WHAT THIS TASK INVOLVES
Transcribe each line of the material as it is, and drop any picture.
◇ ◇ ◇ ◇ ◇
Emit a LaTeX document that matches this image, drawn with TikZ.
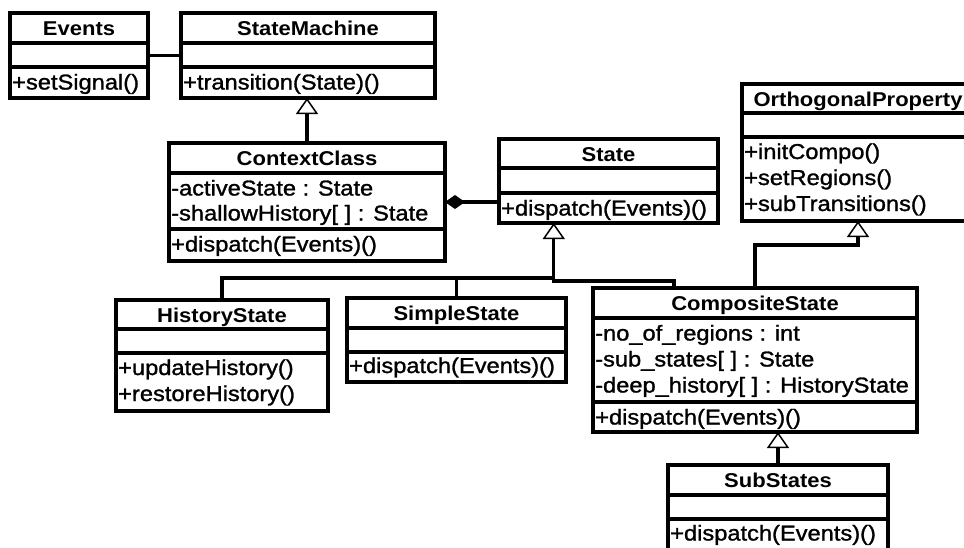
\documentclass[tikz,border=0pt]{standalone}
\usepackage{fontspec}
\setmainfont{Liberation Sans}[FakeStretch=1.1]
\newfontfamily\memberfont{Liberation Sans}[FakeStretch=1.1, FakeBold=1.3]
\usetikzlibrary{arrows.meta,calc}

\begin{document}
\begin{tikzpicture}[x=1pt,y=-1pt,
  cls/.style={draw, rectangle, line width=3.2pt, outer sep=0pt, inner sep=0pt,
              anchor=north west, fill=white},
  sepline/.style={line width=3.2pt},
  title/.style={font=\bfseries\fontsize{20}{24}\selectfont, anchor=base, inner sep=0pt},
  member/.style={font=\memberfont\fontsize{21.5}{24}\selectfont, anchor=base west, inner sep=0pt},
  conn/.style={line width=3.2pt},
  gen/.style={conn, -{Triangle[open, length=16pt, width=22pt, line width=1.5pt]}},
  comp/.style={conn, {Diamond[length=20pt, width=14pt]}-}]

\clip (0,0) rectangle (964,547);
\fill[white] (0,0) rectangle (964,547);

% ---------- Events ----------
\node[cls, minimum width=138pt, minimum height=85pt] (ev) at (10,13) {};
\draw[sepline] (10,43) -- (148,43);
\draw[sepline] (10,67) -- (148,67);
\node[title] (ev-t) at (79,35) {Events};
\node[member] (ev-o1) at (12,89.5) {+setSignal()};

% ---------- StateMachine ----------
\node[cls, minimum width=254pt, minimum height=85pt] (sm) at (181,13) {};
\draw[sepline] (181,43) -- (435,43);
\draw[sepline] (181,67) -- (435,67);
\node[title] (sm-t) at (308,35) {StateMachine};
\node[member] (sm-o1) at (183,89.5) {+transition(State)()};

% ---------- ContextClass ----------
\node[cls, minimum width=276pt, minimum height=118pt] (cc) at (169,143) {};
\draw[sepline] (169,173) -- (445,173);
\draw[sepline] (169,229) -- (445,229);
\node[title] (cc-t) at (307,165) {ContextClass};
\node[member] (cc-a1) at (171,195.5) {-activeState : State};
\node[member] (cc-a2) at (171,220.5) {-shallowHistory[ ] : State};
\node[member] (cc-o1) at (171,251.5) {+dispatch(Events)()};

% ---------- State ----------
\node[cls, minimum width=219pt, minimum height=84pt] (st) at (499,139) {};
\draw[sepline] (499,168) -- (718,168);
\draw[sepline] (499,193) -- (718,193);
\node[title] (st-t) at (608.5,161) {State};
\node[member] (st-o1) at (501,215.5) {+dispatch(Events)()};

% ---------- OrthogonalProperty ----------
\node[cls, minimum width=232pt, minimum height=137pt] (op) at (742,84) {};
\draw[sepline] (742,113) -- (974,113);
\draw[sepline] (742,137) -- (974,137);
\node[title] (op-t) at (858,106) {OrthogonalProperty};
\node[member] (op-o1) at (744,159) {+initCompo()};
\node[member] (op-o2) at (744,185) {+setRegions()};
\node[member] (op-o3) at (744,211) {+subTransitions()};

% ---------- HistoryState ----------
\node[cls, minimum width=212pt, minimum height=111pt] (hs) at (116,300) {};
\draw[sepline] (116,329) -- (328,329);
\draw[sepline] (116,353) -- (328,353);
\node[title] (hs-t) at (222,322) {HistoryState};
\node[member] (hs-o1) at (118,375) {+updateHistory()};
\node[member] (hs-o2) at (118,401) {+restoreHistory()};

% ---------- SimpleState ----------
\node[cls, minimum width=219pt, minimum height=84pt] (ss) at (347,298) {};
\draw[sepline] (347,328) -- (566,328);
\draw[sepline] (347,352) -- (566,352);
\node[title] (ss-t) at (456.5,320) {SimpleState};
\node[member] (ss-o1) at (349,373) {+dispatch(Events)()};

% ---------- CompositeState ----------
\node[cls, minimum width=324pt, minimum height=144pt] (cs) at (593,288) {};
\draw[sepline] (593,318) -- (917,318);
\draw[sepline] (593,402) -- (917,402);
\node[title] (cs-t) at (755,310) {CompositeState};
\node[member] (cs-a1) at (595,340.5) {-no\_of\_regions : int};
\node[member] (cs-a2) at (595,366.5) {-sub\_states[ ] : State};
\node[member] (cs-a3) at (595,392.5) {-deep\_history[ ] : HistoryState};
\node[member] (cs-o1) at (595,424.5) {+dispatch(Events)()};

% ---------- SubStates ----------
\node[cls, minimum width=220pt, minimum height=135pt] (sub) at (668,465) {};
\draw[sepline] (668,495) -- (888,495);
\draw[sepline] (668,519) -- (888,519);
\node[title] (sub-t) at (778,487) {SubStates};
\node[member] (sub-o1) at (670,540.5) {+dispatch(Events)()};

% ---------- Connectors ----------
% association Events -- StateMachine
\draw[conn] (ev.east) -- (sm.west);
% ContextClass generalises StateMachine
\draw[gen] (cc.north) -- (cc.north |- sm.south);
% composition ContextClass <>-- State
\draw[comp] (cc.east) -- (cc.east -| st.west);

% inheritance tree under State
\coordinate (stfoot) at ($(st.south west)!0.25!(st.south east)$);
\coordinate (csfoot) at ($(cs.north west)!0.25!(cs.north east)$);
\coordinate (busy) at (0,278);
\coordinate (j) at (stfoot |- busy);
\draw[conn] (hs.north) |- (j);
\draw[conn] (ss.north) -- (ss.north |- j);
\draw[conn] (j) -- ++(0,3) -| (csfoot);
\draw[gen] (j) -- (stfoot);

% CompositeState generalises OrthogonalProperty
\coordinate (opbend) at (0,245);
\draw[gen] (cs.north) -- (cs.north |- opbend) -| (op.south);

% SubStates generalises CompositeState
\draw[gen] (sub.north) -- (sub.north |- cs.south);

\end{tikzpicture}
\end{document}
◇ ◇ ◇ ◇ ◇
ANSWER FOR THE TASK
Emit a LaTeX document that matches this image, drawn with TikZ.
\documentclass[tikz,border=0pt]{standalone}
\usepackage{fontspec}
\setmainfont{Liberation Sans}[FakeStretch=1.1]
\newfontfamily\memberfont{Liberation Sans}[FakeStretch=1.1, FakeBold=1.3]
\usetikzlibrary{arrows.meta,calc}

\begin{document}
\begin{tikzpicture}[x=1pt,y=-1pt,
  cls/.style={draw, rectangle, line width=3.2pt, outer sep=0pt, inner sep=0pt,
              anchor=north west, fill=white},
  sepline/.style={line width=3.2pt},
  title/.style={font=\bfseries\fontsize{20}{24}\selectfont, anchor=base, inner sep=0pt},
  member/.style={font=\memberfont\fontsize{21.5}{24}\selectfont, anchor=base west, inner sep=0pt},
  conn/.style={line width=3.2pt},
  gen/.style={conn, -{Triangle[open, length=16pt, width=22pt, line width=1.5pt]}},
  comp/.style={conn, {Diamond[length=20pt, width=14pt]}-}]

\clip (0,0) rectangle (964,547);
\fill[white] (0,0) rectangle (964,547);

% ---------- Events ----------
\node[cls, minimum width=138pt, minimum height=85pt] (ev) at (10,13) {};
\draw[sepline] (10,43) -- (148,43);
\draw[sepline] (10,67) -- (148,67);
\node[title] (ev-t) at (79,35) {Events};
\node[member] (ev-o1) at (12,89.5) {+setSignal()};

% ---------- StateMachine ----------
\node[cls, minimum width=254pt, minimum height=85pt] (sm) at (181,13) {};
\draw[sepline] (181,43) -- (435,43);
\draw[sepline] (181,67) -- (435,67);
\node[title] (sm-t) at (308,35) {StateMachine};
\node[member] (sm-o1) at (183,89.5) {+transition(State)()};

% ---------- ContextClass ----------
\node[cls, minimum width=276pt, minimum height=118pt] (cc) at (169,143) {};
\draw[sepline] (169,173) -- (445,173);
\draw[sepline] (169,229) -- (445,229);
\node[title] (cc-t) at (307,165) {ContextClass};
\node[member] (cc-a1) at (171,195.5) {-activeState : State};
\node[member] (cc-a2) at (171,220.5) {-shallowHistory[ ] : State};
\node[member] (cc-o1) at (171,251.5) {+dispatch(Events)()};

% ---------- State ----------
\node[cls, minimum width=219pt, minimum height=84pt] (st) at (499,139) {};
\draw[sepline] (499,168) -- (718,168);
\draw[sepline] (499,193) -- (718,193);
\node[title] (st-t) at (608.5,161) {State};
\node[member] (st-o1) at (501,215.5) {+dispatch(Events)()};

% ---------- OrthogonalProperty ----------
\node[cls, minimum width=232pt, minimum height=137pt] (op) at (742,84) {};
\draw[sepline] (742,113) -- (974,113);
\draw[sepline] (742,137) -- (974,137);
\node[title] (op-t) at (858,106) {OrthogonalProperty};
\node[member] (op-o1) at (744,159) {+initCompo()};
\node[member] (op-o2) at (744,185) {+setRegions()};
\node[member] (op-o3) at (744,211) {+subTransitions()};

% ---------- HistoryState ----------
\node[cls, minimum width=212pt, minimum height=111pt] (hs) at (116,300) {};
\draw[sepline] (116,329) -- (328,329);
\draw[sepline] (116,353) -- (328,353);
\node[title] (hs-t) at (222,322) {HistoryState};
\node[member] (hs-o1) at (118,375) {+updateHistory()};
\node[member] (hs-o2) at (118,401) {+restoreHistory()};

% ---------- SimpleState ----------
\node[cls, minimum width=219pt, minimum height=84pt] (ss) at (347,298) {};
\draw[sepline] (347,328) -- (566,328);
\draw[sepline] (347,352) -- (566,352);
\node[title] (ss-t) at (456.5,320) {SimpleState};
\node[member] (ss-o1) at (349,373) {+dispatch(Events)()};

% ---------- CompositeState ----------
\node[cls, minimum width=324pt, minimum height=144pt] (cs) at (593,288) {};
\draw[sepline] (593,318) -- (917,318);
\draw[sepline] (593,402) -- (917,402);
\node[title] (cs-t) at (755,310) {CompositeState};
\node[member] (cs-a1) at (595,340.5) {-no\_of\_regions : int};
\node[member] (cs-a2) at (595,366.5) {-sub\_states[ ] : State};
\node[member] (cs-a3) at (595,392.5) {-deep\_history[ ] : HistoryState};
\node[member] (cs-o1) at (595,424.5) {+dispatch(Events)()};

% ---------- SubStates ----------
\node[cls, minimum width=220pt, minimum height=135pt] (sub) at (668,465) {};
\draw[sepline] (668,495) -- (888,495);
\draw[sepline] (668,519) -- (888,519);
\node[title] (sub-t) at (778,487) {SubStates};
\node[member] (sub-o1) at (670,540.5) {+dispatch(Events)()};

% ---------- Connectors ----------
% association Events -- StateMachine
\draw[conn] (ev.east) -- (sm.west);
% ContextClass generalises StateMachine
\draw[gen] (cc.north) -- (cc.north |- sm.south);
% composition ContextClass <>-- State
\draw[comp] (cc.east) -- (cc.east -| st.west);

% inheritance tree under State
\coordinate (stfoot) at ($(st.south west)!0.25!(st.south east)$);
\coordinate (csfoot) at ($(cs.north west)!0.25!(cs.north east)$);
\coordinate (busy) at (0,278);
\coordinate (j) at (stfoot |- busy);
\draw[conn] (hs.north) |- (j);
\draw[conn] (ss.north) -- (ss.north |- j);
\draw[conn] (j) -- ++(0,3) -| (csfoot);
\draw[gen] (j) -- (stfoot);

% CompositeState generalises OrthogonalProperty
\coordinate (opbend) at (0,245);
\draw[gen] (cs.north) -- (cs.north |- opbend) -| (op.south);

% SubStates generalises CompositeState
\draw[gen] (sub.north) -- (sub.north |- cs.south);

\end{tikzpicture}
\end{document}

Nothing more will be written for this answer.